Generic black-and-white QR codes scan reliably — but they also look like default placeholder art. A well-designed branded QR code feels intentional, reinforces your identity, and still scans every time.
Here's how to brand a QR code without breaking it.
How QR Codes Handle Damage (Why Branding Is Possible)
Every QR code has built-in error correction. Up to 30% of the code can be damaged, obscured, or replaced and the remaining 70% still encodes the full data. This is why you can place a logo in the middle without breaking the scan.
Error correction levels:
| Level | Recovery | Best Use |
|---|---|---|
| L (Low) | 7% | Data-dense codes, no branding |
| M (Medium) | 15% | Light branding, small logo |
| Q (Quartile) | 25% | Full logo, colored variants |
| H (High) | 30% | Heavy branding, outdoor use |
For branded QR codes, use Q or H. The pattern gets slightly larger, but your logo won't break the scan.
Adding a Logo
Size Rules
- Logo can cover up to 25-30% of the QR's central area safely
- With error correction level H, you can push to 33%
- Larger than that and scan reliability drops sharply
Shape
- Square or circular logos work best
- Transparent PNG with solid fill inside the logo
- Simple silhouettes beat detailed logos at small sizes
Placement
- Always centered
- Never overlap the three large "finder squares" in the corners — scanners use those to orient the code
Logo Background
- Put a solid-colored square or circle behind the logo so it doesn't blend with QR modules
- Background should match either foreground or background color of the QR
Adding Colors
Foreground / Background Contrast
High contrast is non-negotiable. The ratio between foreground (dark) and background (light) should be at least 4:1 — and higher is better.
Safe combinations:
- Black on white (gold standard)
- Navy on white
- Dark brand color on white
- White on dark brand color (inverted — works on most modern scanners, not all older ones)
Unsafe combinations:
- Red on yellow
- Blue on purple
- Light gray on white
- Dark gray on black
Gradients
A subtle gradient in the foreground (e.g., dark blue → darker blue) works if the overall tone stays dark. Avoid gradients that span from dark to light — the lighter end fails to scan.
Brand Color as Foreground
Replace pure black with your brand's dark color (hex like #1E293B for navy, #7C3AED for purple). Stays scannable, feels branded.
Custom Module Shapes
Some generators offer "rounded," "dotted," or "rhombus" module shapes instead of classic squares. Use cautiously:
- Rounded corners on modules: fine, aesthetic, scans reliably
- Dotted modules: drops scan reliability 10-15% on older phones — test carefully
- Heart/star shapes: breaks scan on many older scanners — avoid for commercial use
- Outline-only modules: often unreadable — don't
Rule of thumb: rounded squares are the safe level of customization. Beyond that, test on at least 3 phones including an Android older than 3 years.
Corner Frame Shapes
The three corner "finder squares" can be stylized. Common options:
- Rounded outer, square inner
- Square outer, rounded inner
- Circular (both outer and inner)
These are safer than module-shape changes because scanners actively look for corner patterns. As long as the corners are clearly square-ish or round-ish, scans work.

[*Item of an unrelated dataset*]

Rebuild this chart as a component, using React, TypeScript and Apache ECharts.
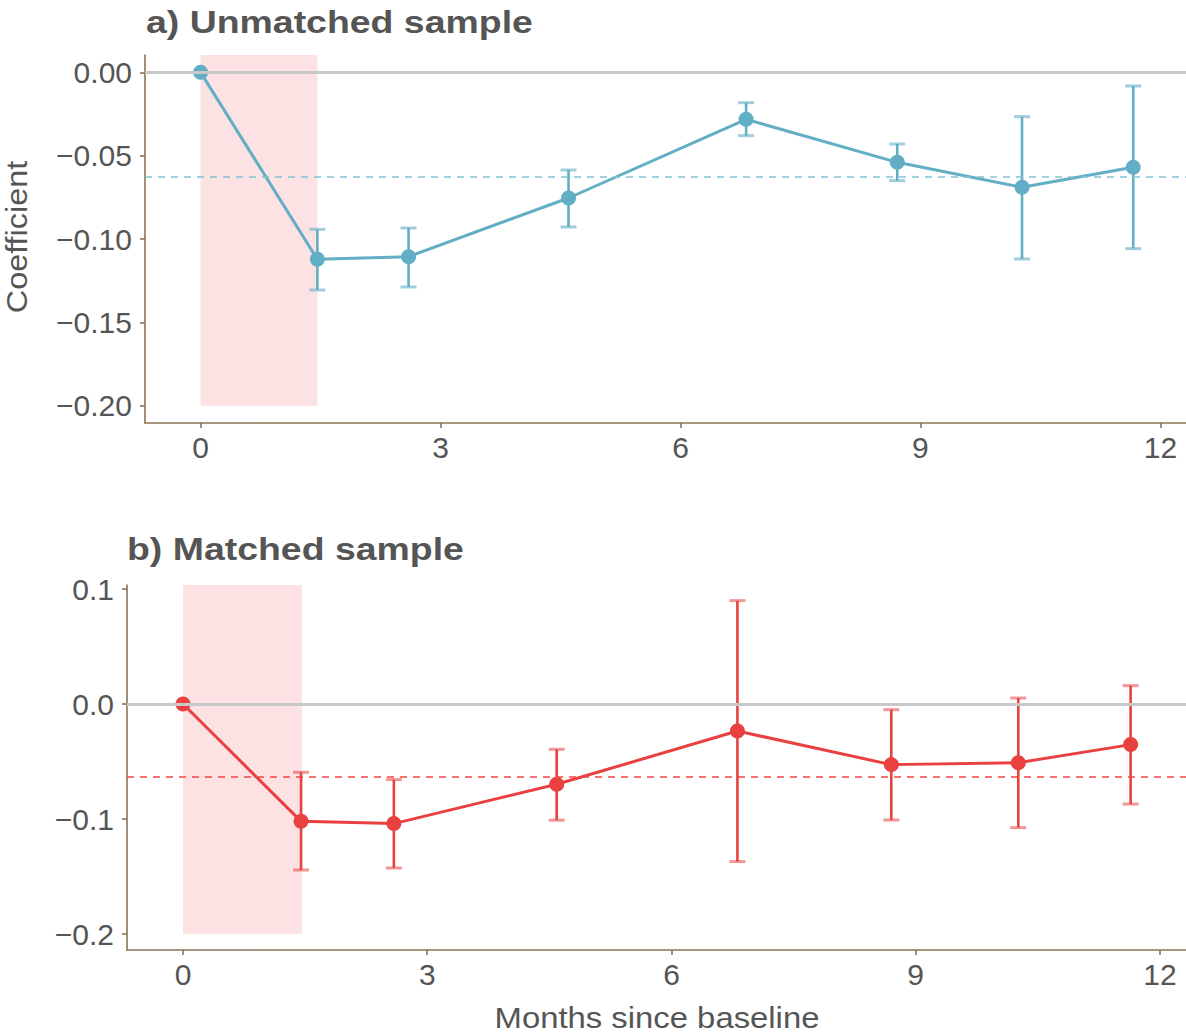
import React, { useEffect, useRef } from "react";
import * as echarts from "echarts";

// ---- Data: panel a) Unmatched sample ----
const monthsA = [0, 1.46, 2.6, 4.6, 6.82, 8.71, 10.27, 11.66];
const coefA = [0, -0.1122, -0.1106, -0.0754, -0.0282, -0.054, -0.069, -0.057];
const lowerA = [null, -0.1306, -0.1288, -0.0928, -0.038, -0.065, -0.112, -0.1058];
const upperA = [null, -0.0942, -0.0934, -0.0586, -0.0182, -0.043, -0.0266, -0.0082];
const meanA = -0.0628;
const ticksA = [0, -0.05, -0.1, -0.15, -0.2];

// ---- Data: panel b) Matched sample ----
const monthsB = [0, 1.45, 2.59, 4.59, 6.81, 8.7, 10.26, 11.64];
const coefB = [0, -0.102, -0.104, -0.0698, -0.0235, -0.0527, -0.051, -0.0353];
const lowerB = [null, -0.1443, -0.1426, -0.101, -0.137, -0.1009, -0.1075, -0.087];
const upperB = [null, -0.0594, -0.0657, -0.0394, 0.0899, -0.0049, 0.0052, 0.016];
const meanB = -0.0629;
const ticksB = [0.1, 0, -0.1, -0.2];

const xTicks = [0, 3, 6, 9, 12];
const shadeEnd = 1.46;

const FONT = '"Liberation Sans", Arial, Helvetica, sans-serif';
const TXT = "#555555";
const AXIS = "#8b7355";
const BLUE = "#62aec4";
const BLUE_CAP = "rgba(98,174,196,0.6)";
const BLUE_DASH = "#80c2d4";
const RED = "#e8413f";
const RED_CAP = "rgba(232,65,63,0.55)";
const RED_DASH = "#f04545";

const fmt = (d: number) => (v: number) => {
  const s = Math.abs(v) < 1e-9 ? (0).toFixed(d) : v.toFixed(d);
  return s.replace("-", "\u2212");
};

function errData(m: number[], lo: (number | null)[], hi: (number | null)[]) {
  const out: number[][] = [];
  m.forEach((x, i) => {
    if (lo[i] != null && hi[i] != null) out.push([x, lo[i] as number, hi[i] as number]);
  });
  return out;
}

function errSeries(idx: number, data: number[][], color: string, cap: string) {
  return {
    type: "custom",
    xAxisIndex: idx,
    yAxisIndex: idx,
    z: 2,
    silent: true,
    data,
    encode: { x: 0, y: [1, 2] },
    renderItem: (_p: any, api: any) => {
      const x = api.value(0);
      const lo = api.coord([x, api.value(1)]);
      const hi = api.coord([x, api.value(2)]);
      const cw = 8;
      return {
        type: "group",
        children: [
          { type: "line", shape: { x1: lo[0], y1: lo[1], x2: hi[0], y2: hi[1] }, style: { stroke: color, lineWidth: 2.6 } },
          { type: "line", shape: { x1: lo[0] - cw, y1: lo[1], x2: lo[0] + cw, y2: lo[1] }, style: { stroke: cap, lineWidth: 3 } },
          { type: "line", shape: { x1: hi[0] - cw, y1: hi[1], x2: hi[0] + cw, y2: hi[1] }, style: { stroke: cap, lineWidth: 3 } },
        ],
      };
    },
  };
}

function panelSeries(
  idx: number,
  m: number[],
  c: number[],
  lo: (number | null)[],
  hi: (number | null)[],
  mean: number,
  color: string,
  cap: string,
  dash: string,
  yTop: number
) {
  const pts = m.map((x, i) => [x, c[i]]);
  return [
    {
      type: "line",
      xAxisIndex: idx,
      yAxisIndex: idx,
      data: [],
      z: 1,
      silent: true,
      markLine: {
        silent: true,
        symbol: "none",
        precision: 6,
        label: { show: false },
        data: [
          { yAxis: 0, lineStyle: { color: "#c8c8c8", width: 3, type: "solid" } },
          { yAxis: mean, lineStyle: { color: dash, width: 1.6, type: [7, 6] } },
        ],
      },
    },
    {
      type: "line",
      xAxisIndex: idx,
      yAxisIndex: idx,
      data: pts,
      z: 2,
      showSymbol: false,
      silent: true,
      lineStyle: { color, width: 3 },
    },
    errSeries(idx, errData(m, lo, hi), color, cap),
    {
      type: "line",
      xAxisIndex: idx,
      yAxisIndex: idx,
      data: [],
      z: 3,
      silent: true,
      markArea: {
        silent: true,
        itemStyle: { color: "rgba(248,140,145,0.25)" },
        data: [[{ xAxis: 0, yAxis: yTop }, { xAxis: shadeEnd, yAxis: -0.2 }]],
      },
    },
    {
      type: "scatter",
      xAxisIndex: idx,
      yAxisIndex: idx,
      data: pts,
      z: 4,
      silent: true,
      symbolSize: 15,
      itemStyle: { color, opacity: 1 },
    },
  ];
}

const axisCommon = {
  axisLine: { show: true, onZero: false, lineStyle: { color: AXIS, width: 1.6 } },
  axisTick: { show: true, length: 5, lineStyle: { color: AXIS, width: 1.6 } },
  splitLine: { show: false },
};

export default function App() {
  const ref = useRef<HTMLDivElement>(null);
  useEffect(() => {
    if (!ref.current) return;
    const chart = echarts.init(ref.current, null, { renderer: "svg" });
    const yMaxA = 0.0104;
    const yMinA = -0.2104;
    const yMaxB = 0.1035;
    const yMinB = -0.2139;
    chart.setOption({
      animation: false,
      backgroundColor: "#ffffff",
      textStyle: { fontFamily: FONT },
      grid: [
        { left: 145, top: 55, width: 1041, height: 368, containLabel: false },
        { left: 127, top: 585, width: 1059, height: 365, containLabel: false },
      ],
      xAxis: [0, 1].map((i) => ({
        type: "value",
        gridIndex: i,
        min: i === 0 ? -0.695 : -0.688,
        max: 12.32,
        ...axisCommon,
        axisTick: { ...axisCommon.axisTick, customValues: xTicks },
        axisLabel: { customValues: xTicks, fontFamily: FONT, fontSize: 30, color: TXT, margin: 9, formatter: (v: number) => String(v) },
      })),
      yAxis: [
        {
          type: "value",
          gridIndex: 0,
          min: yMinA,
          max: yMaxA,
          ...axisCommon,
          axisTick: { ...axisCommon.axisTick, customValues: ticksA },
          axisLabel: { customValues: ticksA, fontFamily: FONT, fontSize: 30, color: TXT, margin: 13, formatter: fmt(2) },
        },
        {
          type: "value",
          gridIndex: 1,
          min: yMinB,
          max: yMaxB,
          ...axisCommon,
          axisTick: { ...axisCommon.axisTick, customValues: ticksB },
          axisLabel: { customValues: ticksB, fontFamily: FONT, fontSize: 30, color: TXT, margin: 13, formatter: fmt(1) },
        },
      ],
      graphic: [
        {
          type: "text",
          x: 146,
          y: 22,
          scaleX: 1.17,
          style: { text: "a) Unmatched sample", font: `bold 32px ${FONT}`, fill: TXT, textAlign: "left", textVerticalAlign: "middle" },
        },
        {
          type: "text",
          x: 127,
          y: 549,
          scaleX: 1.17,
          style: { text: "b) Matched sample", font: `bold 32px ${FONT}`, fill: TXT, textAlign: "left", textVerticalAlign: "middle" },
        },
        {
          type: "text",
          x: 17,
          y: 237,
          rotation: Math.PI / 2,
          scaleX: 1.08,
          style: { text: "Coefficient", font: `30px ${FONT}`, fill: TXT, textAlign: "center", textVerticalAlign: "middle" },
        },
        {
          type: "text",
          x: 657,
          y: 1018,
          scaleX: 1.095,
          style: { text: "Months since baseline", font: `30px ${FONT}`, fill: TXT, textAlign: "center", textVerticalAlign: "middle" },
        },
      ],
      series: [
        ...panelSeries(0, monthsA, coefA, lowerA, upperA, meanA, BLUE, BLUE_CAP, BLUE_DASH, yMaxA),
        ...panelSeries(1, monthsB, coefB, lowerB, upperB, meanB, RED, RED_CAP, RED_DASH, yMaxB),
      ],
    });
    return () => chart.dispose();
  }, []);
  return <div ref={ref} style={{ position: "fixed", left: 0, top: 0, width: 1186, height: 1035, background: "#fff" }} />;
}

Design Principles That Work
1. Reinforce Hierarchy
The QR should feel like part of the design, not a sticker bolted onto it. Use your brand's primary dark color + a consistent frame style.
2. Add a Frame with CTA
Wrap the QR in a branded frame with text: "Scan for Menu" or "Scan to Save $10." Increases scan rates 25-40% vs. a naked QR.
3. Don't Over-Design
A subtly branded QR that scans 100% of the time beats an elaborate one that scans 80%. Restraint wins.
4. Match Output to Medium
- Print: CMYK colors, test on actual paper
- Screen (web, app, presentation): RGB, retina-density
- Large-format print: vector SVG to avoid pixelation
Branded QR Design Checklist
Before using a branded QR:
- Error correction set to Q or H
- Logo is under 30% of central area
- Foreground is pure dark color, background is pure light color
- Contrast ratio 4:1 or higher
- Corner patterns are clearly defined
- Scans successfully on iPhone, Android, and older Android
- Scans with flash on AND flash off
- Has a "Scan for…" CTA nearby
Tools
You don't need Illustrator to design a branded QR. Most QR code generators support color customization, logo upload, and frame options directly. Generate a design, download at the size you need, and test before printing.
The branded QR is a small design investment that makes your marketing materials feel finished. Worth the extra five minutes.